Abstract

Recent studies highlight the potential of the drone platform for ground-penetrating radar (GPR) surveying. Most guidance for optimizing drone flight heights is based on maximizing the image quality of target responses, but no study yet considers the impact on diffraction traveltimes. Strong GPR velocity contrasts across the air-ground interface introduce significant refraction effects that distort diffraction hyperbolas and introduce errors into diffraction-based velocity analysis. The severity of these errors is explored with synthetic GPR responses, using ray- and finite-difference approaches, and a field GPR data set acquired over a sequence of diffracting features buried up to 1 m depth.
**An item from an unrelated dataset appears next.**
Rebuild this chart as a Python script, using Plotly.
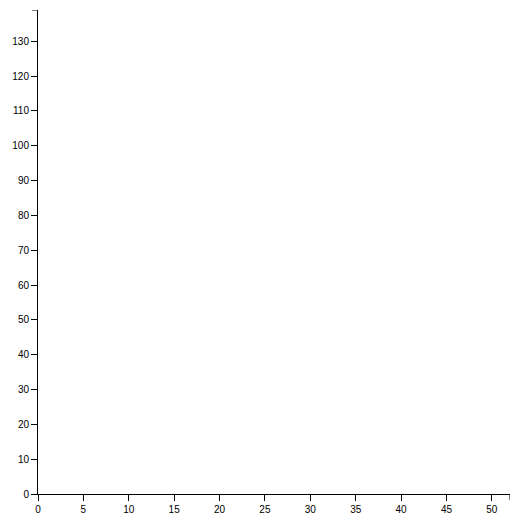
import plotly.graph_objects as go

x_values = []
y_values = []
x_ticks = list(range(0, 55, 5))
y_ticks = list(range(0, 140, 10))

fig = go.Figure(go.Scatter(x=x_values, y=y_values, mode="markers"))
axis_common = dict(showgrid=False, zeroline=False, showline=True, linecolor="#000", linewidth=1,
                   ticks="outside", ticklen=6, tickcolor="#000", tickfont=dict(family="Arial, Liberation Sans", size=10, color="#000"))
fig.update_xaxes(range=[0, 52], tickvals=x_ticks, **axis_common)
fig.update_yaxes(range=[0, 139], tickvals=y_ticks, **axis_common)
fig.add_shape(type="line", xref="x", yref="paper", x0=52, x1=52, y0=0, y1=-6/484, line=dict(color="#000", width=1))
fig.add_shape(type="line", xref="paper", yref="y", x0=0, x1=-6/472, y0=139, y1=139, line=dict(color="#000", width=1))
fig.update_layout(width=516, height=517, margin=dict(l=30, r=14, t=2, b=31),
                  plot_bgcolor="white", paper_bgcolor="white", showlegend=False)
fig.write_html("out.html")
Throughout, GPR antennas with 1000 MHz center frequency are raised from the ground to heights <0.9 m (i.e., 0–3 times the wavelength in air). Velocity estimates are within +10% of modeled values (spanning from 0.07 to 0.13 m/ns) if the antenna height is within 1/2 wavelength in air above the ground surface. Greater heights reduce diffraction curvature, damaging velocity precision, and masking diffractions against a background of subhorizontal reflectivity. Field data highlight further problems of the drone-based platform, with data dominated by reverberations in the air gap and reduced spatial resolution of wavelets at target depth. We suggest that a drone-based platform is unsuitable for diffraction-based velocity analysis, and any future drone surveys are benchmarked against ground-coupled data sets.